Usai melakukan serah terima, rombongan kirab melanjutkan perjalanan menuju ke makam Mbah Kyai Ibrahim. Beliau adalah Ketua PCNU pertama yang dimakamkan di TPU Gondoarum, Nologaten, Ponorogo. Agenda ziarah berlanjut ke makam KH Sholeh (Mayak), makam Mbah Kayubi, dan berakhir di makam Cokronegoro. Selanjutnya, Pataka NU dan Pusaka Tegalsari akan diserahterimakan di Kantor PCNU Ponorogo.

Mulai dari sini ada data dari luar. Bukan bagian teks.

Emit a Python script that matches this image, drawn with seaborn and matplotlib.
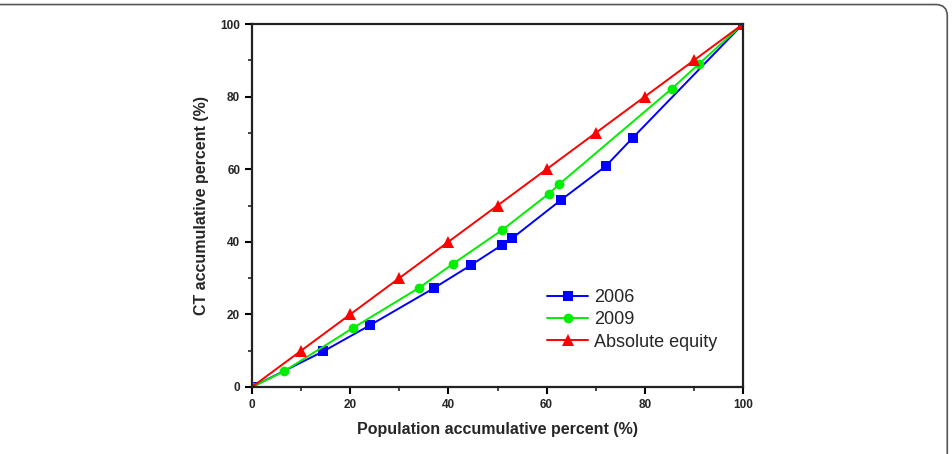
import numpy as np
import pandas as pd
import seaborn as sns
import matplotlib.pyplot as plt
from matplotlib.patches import FancyBboxPatch
from matplotlib.ticker import MultipleLocator

x_2006 = [0, 14.5, 24, 37, 44.5, 51, 53, 63, 72, 77.5, 100]
y_2006 = [0, 9.8, 17, 27.2, 33.5, 39.2, 41, 51.6, 60.8, 68.6, 100]
x_2009 = [0, 6.5, 20.5, 34, 41, 51, 60.5, 62.5, 85.5, 91, 100]
y_2009 = [0, 4.3, 16.2, 27.3, 34, 43.3, 53.3, 55.8, 82.2, 89, 100]
x_eq = [0, 10, 20, 30, 40, 50, 60, 70, 80, 90, 100]
y_eq = [0, 10, 20, 30, 40, 50, 60, 70, 80, 90, 100]

series = ['2006', '2009', 'Absolute equity']
df = pd.concat([
    pd.DataFrame({'x': x_2006, 'y': y_2006, 'series': '2006'}),
    pd.DataFrame({'x': x_2009, 'y': y_2009, 'series': '2009'}),
    pd.DataFrame({'x': x_eq, 'y': y_eq, 'series': 'Absolute equity'}),
], ignore_index=True)

sns.set_style('white')
plt.rcParams['font.family'] = ['Liberation Sans', 'DejaVu Sans']

fig = plt.figure(figsize=(9.53, 4.54), dpi=100)
ax = fig.add_axes([0.2644, 0.1476, 0.5153, 0.7995])

# card border, only top edge and right corner are visible
card = FancyBboxPatch((-0.05, -0.2), 1.044, 1.19, boxstyle='round,pad=0,rounding_size=0.012',
                      transform=fig.transFigure, fill=False, edgecolor='#555555', linewidth=1.2,
                      mutation_aspect=953 / 454)
fig.patches.append(card)

sns.lineplot(data=df, x='x', y='y', hue='series', style='series', hue_order=series,
             style_order=series, palette=['#0000ff', '#00ee00', '#ff0000'],
             markers=['s', 'o', '^'], dashes=False, markersize=7, linewidth=1.4,
             markeredgewidth=0, sort=False, estimator=None, ax=ax)
for ln in ax.lines:
    if ln.get_marker() == '^':
        ln.set_markersize(9)

ax.set_xlim(0, 100)
ax.set_ylim(0, 100)
ax.xaxis.set_major_locator(MultipleLocator(20))
ax.yaxis.set_major_locator(MultipleLocator(20))
ax.xaxis.set_minor_locator(MultipleLocator(10))
ax.yaxis.set_minor_locator(MultipleLocator(10))
ax.tick_params(which='major', direction='out', length=5, width=1.5, labelsize=8.5,
               bottom=True, left=True, color='black')
ax.tick_params(which='minor', direction='out', length=3, width=1.2, bottom=True, left=True)
for lab in ax.get_xticklabels() + ax.get_yticklabels():
    lab.set_fontweight('bold')
for s in ax.spines.values():
    s.set_linewidth(1.6)
    s.set_color('#222222')

ax.set_xlabel('Population accumulative percent (%)', fontsize=11.5, fontweight='bold', labelpad=8)
ax.set_ylabel('CT accumulative percent (%)', fontsize=11.5, fontweight='bold', labelpad=8)

leg = ax.legend(loc='lower right', bbox_to_anchor=(0.98, 0.055), frameon=False, fontsize=13,
                handlelength=2.3, labelspacing=0.3, handletextpad=0.3)
for h in leg.legend_handles:
    if h.get_marker() == '^':
        h.set_markersize(9)

fig.savefig('out.png', dpi=100, facecolor='white')
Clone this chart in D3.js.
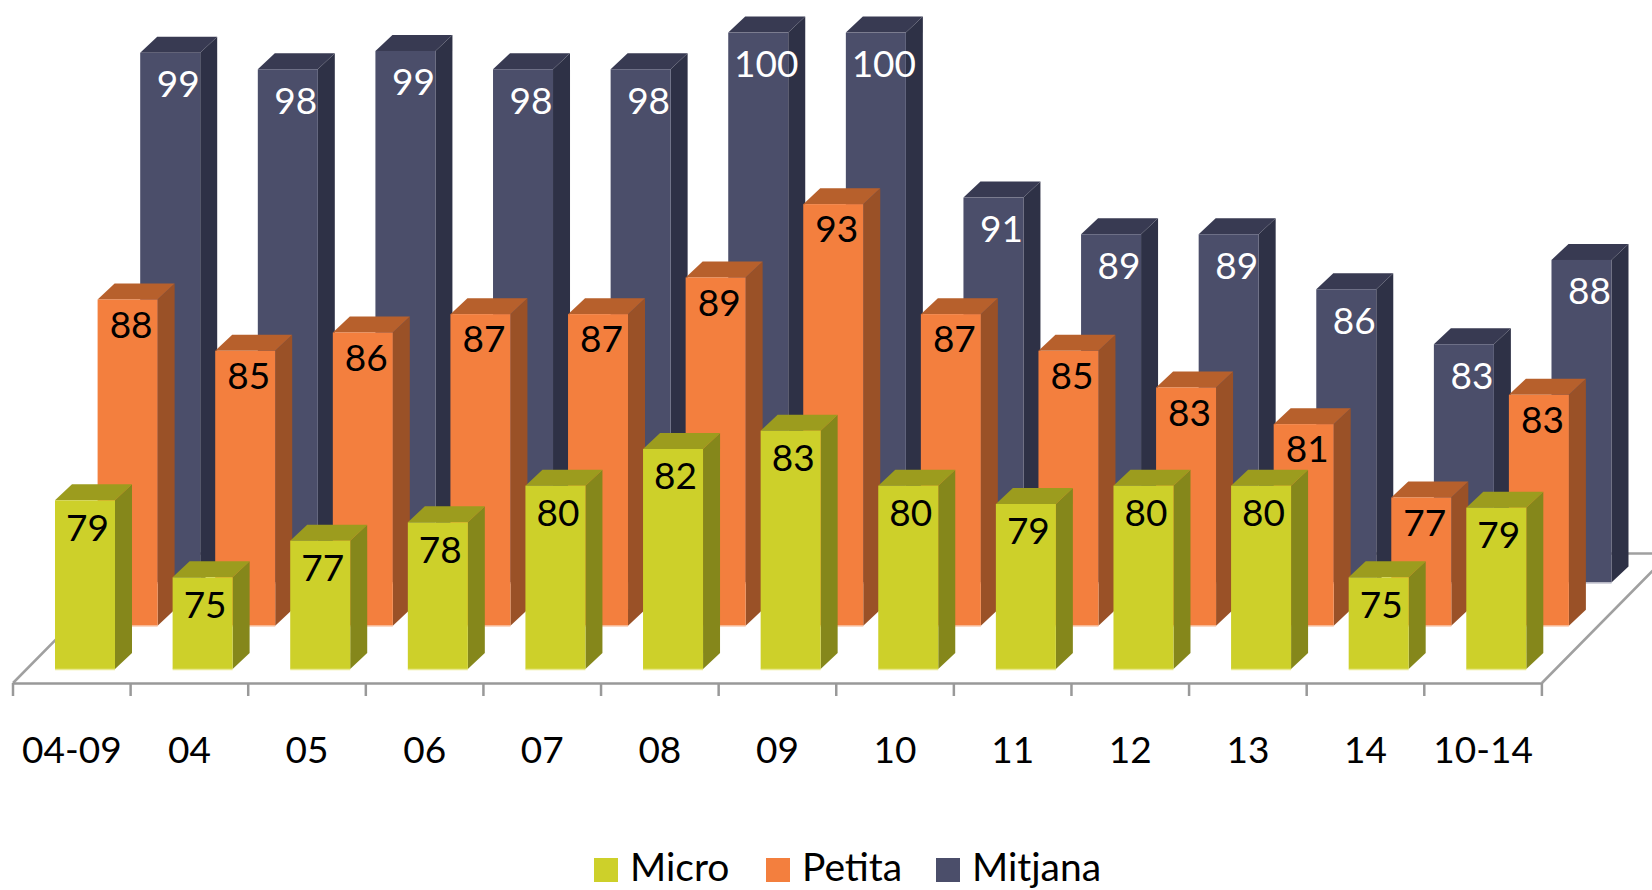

Sekedar informasi, Mbah Kayubi yang bernama lengkap Mohammad Zainuddin Kayubi adalah putra asli Ponorogo. Beliau lahir 1 Januari 1926 di Desa Pengkol, Kecamatan Somoroto. Ayahnya adalah seorang petani biasa, sedang kakek dari jalur ayah adalah seorang mantan lurah yang sangat disegani. Setelah lulus pendidikan setingkat SD, Mbah Kayubi nyantri di Pesantren Waung, Baron, Nganjuk.
Selepas dari pondok, Mbah Kayubi bergabung ke Barisan Hizbullah di Ponorogo. Ketika pemerintah menggabungkan laskar dan seluruh elemen perjuangan rakyat ke dalam tentara reguler, beliau akhirnya masuk menjadi tentara reguler. Tahun 1952, Mbah Kayubi meninggalkan dunia militer dan masuk ke Departemen Agama sebagai pegawai KUA (Kantor Urusan Agama) di Kecamatan Jenangan. Setahun kemudian dipindahkan ke Kabupaten Blitar. Kiprah Mbah Kayubi di kota ini terus naik hingga terpilih sebagai anggota dewan dari Partai NU.
Di masa ketegangan NU-PKI sedang mencapai puncaknya tahun 1964-1965, Mbah Kayubi menjadi tokoh penting. Beliau ditunjuk sebagai Ketua Komando Daerah (Komda) PC GP Ansor Karesidenan Kediri. Dan pada perjalanannya, Komda membuat keputusan penting untuk mendirikan lembaga semi militer untuk mem-back up NU. Di saat itulah Mbah Kayubi berinisiatif mendirikan Banser. Dan beliau didaulat sebagai “jenderal”nya. Sejarah mencatat, rumah pribadi Mbah Kayubi di Jalan Semeru (sekarang Jalan Sudancho Supriadi, Red) akhirnya dijadikan sebagai Markas Besar Banser pertama kali. Sebagai mantan militer, calon anggota Banser di masa awal langsung digembleng oleh satuan tentara seperti RPKAD, Raider, Kodim, hingga Kodam. Untuk urusan spiritualnya, dipercayakan kepada para kyai pesantren.